──────── Data section
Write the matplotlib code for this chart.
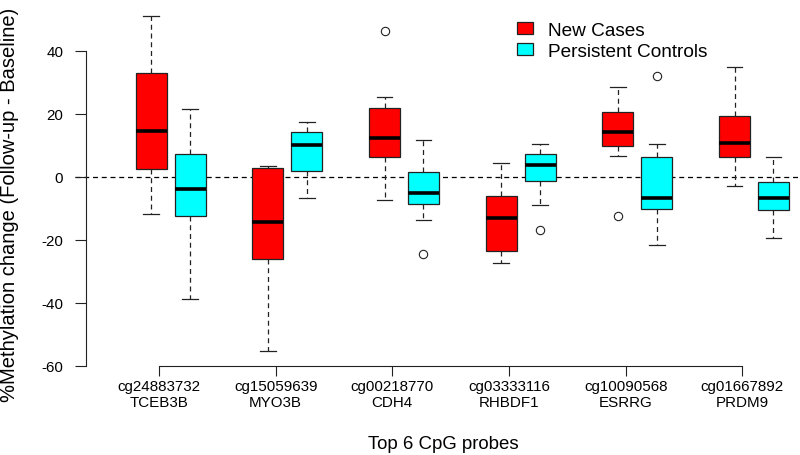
import matplotlib
matplotlib.use("Agg")
import matplotlib.pyplot as plt
from matplotlib.patches import Patch

plt.rcParams['font.family'] = ['Liberation Sans', 'DejaVu Sans']

# ---- data ----
probes = ["cg24883732", "cg15059639", "cg00218770", "cg03333116", "cg10090568", "cg01667892"]
genes = ["TCEB3B", "MYO3B", "CDH4", "RHBDF1", "ESRRG", "PRDM9"]

new_lo = [-11.7, -55.3, -7.5, -27.3, 6.7, -3.0]
new_q1 = [2.3, -26.2, 6.3, -23.7, 9.8, 6.3]
new_med = [14.4, -14.5, 12.2, -13.1, 14.1, 10.7]
new_q3 = [32.9, 2.8, 21.7, -6.2, 20.5, 19.2]
new_hi = [51.0, 3.5, 25.4, 4.2, 28.5, 34.8]
new_out = [[], [], [46.2], [], [-12.5], []]

ctl_lo = [-38.9, -6.9, -13.7, -8.9, -21.7, -19.5]
ctl_q1 = [-12.5, 1.8, -8.8, -1.5, -10.3, -10.6]
ctl_med = [-4.0, 10.0, -5.1, 3.8, -6.8, -6.7]
ctl_q3 = [7.1, 14.2, 1.5, 7.1, 6.3, -1.6]
ctl_hi = [21.6, 17.3, 11.7, 10.3, 10.3, 6.3]
ctl_out = [[], [], [-24.6], [-16.9], [31.9], []]

series_names = ["New Cases", "Persistent Controls"]
colors = ["#FF0000", "#00FFFF"]

y_ticks = [-60, -40, -20, 0, 20, 40]


def make_stats(lo, q1, med, q3, hi, out):
    return [dict(whislo=a, q1=b, med=c, q3=d, whishi=e, fliers=f)
            for a, b, c, d, e, f in zip(lo, q1, med, q3, hi, out)]


stats_new = make_stats(new_lo, new_q1, new_med, new_q3, new_hi, new_out)
stats_ctl = make_stats(ctl_lo, ctl_q1, ctl_med, ctl_q3, ctl_hi, ctl_out)

n = len(probes)
pos_new = [1 + 3 * i for i in range(n)]
pos_ctl = [2 + 3 * i for i in range(n)]
tick_pos = [1.2 + 3 * i for i in range(n)]

fig = plt.figure(figsize=(8, 4.56), dpi=100)
ax = fig.add_axes([74.5 / 800, 1 - 366.5 / 456, 725.5 / 800, 366.5 / 456])

ax.axhline(0, color="black", lw=0.9, ls=(0, (4, 3)), zorder=0)

dash = (0, (4, 3))
for stats, pos, col in [(stats_new, pos_new, colors[0]), (stats_ctl, pos_ctl, colors[1])]:
    ax.bxp(stats, positions=pos, widths=0.8, patch_artist=True,
           showfliers=True,
           boxprops=dict(facecolor=col, edgecolor="#222222", linewidth=0.9),
           medianprops=dict(color="black", linewidth=2.6, solid_capstyle="butt"),
           whiskerprops=dict(color="#222222", linewidth=0.9, linestyle=dash),
           capprops=dict(color="#222222", linewidth=0.9),
           capwidths=0.4,
           flierprops=dict(marker="o", markerfacecolor="none", markeredgecolor="#222222",
                           markersize=6, markeredgewidth=0.8),
           manage_ticks=False)

ax.set_xlim(1 - 76.7 / 38.89, 1 - 76.7 / 38.89 + 725.5 / 38.89)
ax.set_ylim(-60, 177.7 / 3.147)

for s in ["top", "right"]:
    ax.spines[s].set_visible(False)
ax.spines["left"].set_position(("data", 1 - 65.7 / 38.89))
ax.spines["left"].set_bounds(-60, 40)
ax.spines["bottom"].set_bounds(tick_pos[0], tick_pos[-1])
for s in ["left", "bottom"]:
    ax.spines[s].set_linewidth(0.8)
    ax.spines[s].set_color("#222222")

ax.set_yticks(y_ticks)
ax.set_yticklabels([str(v) for v in y_ticks])
ax.set_xticks(tick_pos)
ax.set_xticklabels([p + "\n" + g for p, g in zip(probes, genes)])
ax.tick_params(axis="y", length=7.8, width=0.8, pad=8.2, labelsize=10.9, color="#222222")
ax.tick_params(axis="x", length=7.5, width=0.8, pad=2.0, labelsize=10.9, color="#222222")

fig.text(9.5 / 800, 1 - 205 / 456, "%Methylation change (Follow-up - Baseline)",
         rotation=90, ha="center", va="center", fontsize=14.5)
fig.text(443 / 800, 1 - 445 / 456, "Top 6 CpG probes", ha="center", va="center", fontsize=13.4)

handles = [Patch(facecolor=c, edgecolor="#222222", linewidth=0.9) for c in colors]
ax.legend(handles, series_names, loc="upper left",
          bbox_to_anchor=(517 / 800, 1 - 23 / 456), bbox_transform=fig.transFigure,
          frameon=False, borderpad=0, borderaxespad=0, handlelength=0.82,
          handleheight=0.62, handletextpad=0.82, labelspacing=0.2, fontsize=13.7)

fig.savefig("out.png", dpi=100)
────────────────
- [Given exercise] With all pictures left out, please transcribe exactly the lines from the start of the material through the line with "plt.rcParams['font.family'] = ['Liberation".

- [Expected answer]
Write the matplotlib code for this chart.
import matplotlib
matplotlib.use("Agg")
import matplotlib.pyplot as plt
from matplotlib.patches import Patch

plt.rcParams['font.family'] = ['Liberation Sans', 'DejaVu Sans']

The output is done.